Here from BPOTW. This is such a moving and sad post. My mother has always seemed cold emotionally to me, and I think in her own way she loves me, but I have never felt it. I used to try to do anything that would make her love me, but of course none of that worked. When in my 40's I finally learned to let go of it all and just accept her as she was. She was as her parents raised her, and I think she did the best with what she had and was. She is in her late 80's now and just as distant as ever emotionally, but I love her as she is with no expectations, and that beats having no mom at all. I wish you the best. You really write from the heart.

Esther said...

I finished posting on my Facebook wall: "Dear Lord, help me to always have a thankful heart", then came over here and read your blog about your relationship with your mom. My eyes filled with tears and my heart went out to you, dear lady - my own story is so different, as I had my mother until she was 102 years and 12 days - and she was SO loving; we had quite a bond. Now that she is gone, I have pictures of her framed all over the place, have made shadow boxes with some of her things, and continue to miss her terribly. But I have had some relationships that were not so loving, and continue to have some heart breaking issues with some family members. Even the bad relationships cause me to be thankful. It is through them that I have been able to grow emotionally and spiritually. It has been a challenge to learn to forgive and move on, but when I look back, I see my life as a book - some chapters end on a low note, but others end on a high note.
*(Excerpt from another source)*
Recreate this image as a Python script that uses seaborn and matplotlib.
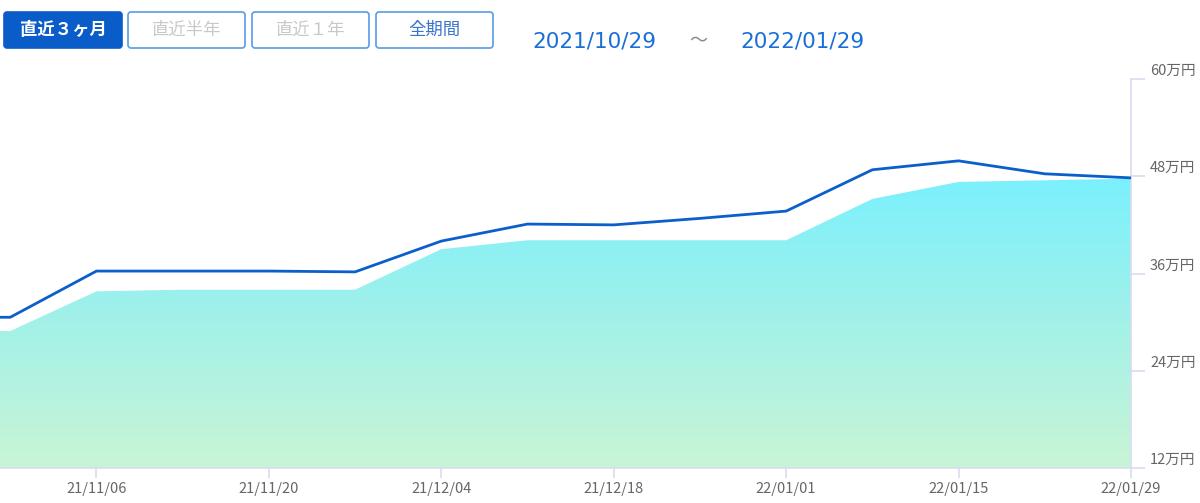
import numpy as np
import pandas as pd
import seaborn as sns
import matplotlib.pyplot as plt
import matplotlib.dates as mdates
import matplotlib.transforms as mtransforms
from matplotlib.patches import FancyBboxPatch, Polygon
from matplotlib.colors import LinearSegmentedColormap

# weekly values (万円)
dates = ["2021-10-23", "2021-10-30", "2021-11-06", "2021-11-13", "2021-11-20", "2021-11-27",
         "2021-12-04", "2021-12-11", "2021-12-18", "2021-12-25", "2022-01-01",
         "2022-01-08", "2022-01-15", "2022-01-22", "2022-01-29"]
valuation = [30.6, 30.6, 36.3, 36.3, 36.3, 36.2, 40.0, 42.1, 42.0, 42.8, 43.7, 48.8, 49.9, 48.3, 47.8]
invested = [28.9, 28.9, 33.8, 34.0, 34.0, 34.0, 39.0, 40.1, 40.1, 40.1, 40.1, 45.2, 47.3, 47.5, 47.7]
y_ticks = [12, 24, 36, 48, 60]
x_ticks = ["2021-11-06", "2021-11-20", "2021-12-04", "2021-12-18", "2022-01-01", "2022-01-15", "2022-01-29"]
buttons = ["直近３ヶ月", "直近半年", "直近１年", "全期間"]
range_start, range_end = "2021/10/29", "2022/01/29"

df = pd.DataFrame({"date": pd.to_datetime(dates), "valuation": valuation, "invested": invested})

sns.set_theme(style="white")
plt.rcParams["font.family"] = ["Noto Sans CJK JP", "DejaVu Sans"]

W, H = 1200, 503
fig = plt.figure(figsize=(W / 100, H / 100), dpi=100)
px = mtransforms.Affine2D().scale(1 / W, 1 / H) + fig.transFigure

ax = fig.add_axes([0, 1 - 468 / H, 1131 / W, (468 - 79) / H])
ax.set_facecolor("none")

# gradient area
xn = mdates.date2num(df["date"])
poly_x = np.concatenate([xn, xn[::-1]])
poly_y = np.concatenate([df["invested"], np.full(len(xn), 12)])
poly = Polygon(np.column_stack([poly_x, poly_y]), closed=True, facecolor="none", edgecolor="none")
ax.add_patch(poly)
cmap = LinearSegmentedColormap.from_list("g", ["#c9f5d6", "#a3f1e8", "#7bf0fd"])
grad = np.linspace(0, 1, 256).reshape(-1, 1)
top = max(invested)
im = ax.imshow(grad, cmap=cmap, origin="lower", aspect="auto",
               extent=[xn[0], xn[-1], 12, top], zorder=1)
im.set_clip_path(poly)

sns.lineplot(data=df, x="date", y="valuation", ax=ax, color="#0b5fcb", linewidth=2.0, zorder=3)

ax.set_xlim(mdates.date2num(pd.Timestamp("2021-10-29 04:00")), mdates.date2num(pd.Timestamp("2022-01-29")))
ax.set_ylim(12, 60)
ax.set_xlabel("")
ax.set_ylabel("")

for s in ["top", "left"]:
    ax.spines[s].set_visible(False)
for s in ["right", "bottom"]:
    ax.spines[s].set_color("#d8dcef")
    ax.spines[s].set_linewidth(1.2)

ax.set_xticks(mdates.date2num(pd.to_datetime(x_ticks)))
ax.xaxis.set_major_formatter(mdates.DateFormatter("%y/%m/%d"))
ax.tick_params(axis="x", length=7, width=1.2, color="#d8dcef", labelcolor="#666666",
               labelsize=10.5, pad=3, bottom=True)
ax.yaxis.tick_right()
ax.set_yticks(y_ticks)
ax.set_yticklabels([])
ax.tick_params(axis="y", length=10, width=1.2, color="#d8dcef", right=True, left=False)
ylab_tf = (mtransforms.blended_transform_factory(ax.transAxes, ax.transData)
           + mtransforms.ScaledTranslation(19 / 100, 8 / 100, fig.dpi_scale_trans))
for v in y_ticks:
    ax.text(1.0, v, f"{v}万円", transform=ylab_tf, ha="left", va="center",
            fontsize=10.5, color="#666666", clip_on=False)

# period buttons
boxes = [(4, 122), (128, 245), (252, 369), (376, 493)]
for i, (label, (x0, x1)) in enumerate(zip(buttons, boxes)):
    active = i == 0
    fc = "#0a5dc9" if active else "white"
    ec = "#0a5dc9" if active else "#5b9be6"
    tc = "white" if active else ("#3a74cc" if i == 3 else "#c8c8c8")
    fig.patches.append(FancyBboxPatch((x0, H - 48), x1 - x0, 36,
                                      boxstyle="round,pad=0,rounding_size=3",
                                      transform=px, facecolor=fc, edgecolor=ec, linewidth=1.2))
    fig.text((x0 + x1) / 2, H - 30, label, transform=px, ha="center", va="center",
             fontsize=12.5, color=tc, fontweight="bold" if active else "normal")

fig.text(532, H - 41, range_start, transform=px, ha="left", va="center", fontsize=15.5,
         color="#1a6fd6", family="DejaVu Sans")
fig.text(698, H - 41, "～", transform=px, ha="center", va="center", fontsize=13, color="#888888")
fig.text(740, H - 41, range_end, transform=px, ha="left", va="center", fontsize=15.5,
         color="#1a6fd6", family="DejaVu Sans")

fig.savefig("out.png", dpi=100)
When the last chapter has been written, I am hoping it will be classified as a good book - a good life; one sprinkled with sorrow and tears, yet filled with lots of joy and laughter.

May I say just one more thing? - the other day I found a card my co-workers signed when I retired a couple years back. One lady had written: "We will miss you here - you were the light of the office." I thought of Jesus' words about being the "light of the world" - and smiled to think I had made a difference in our dark world. For that, I am thankful.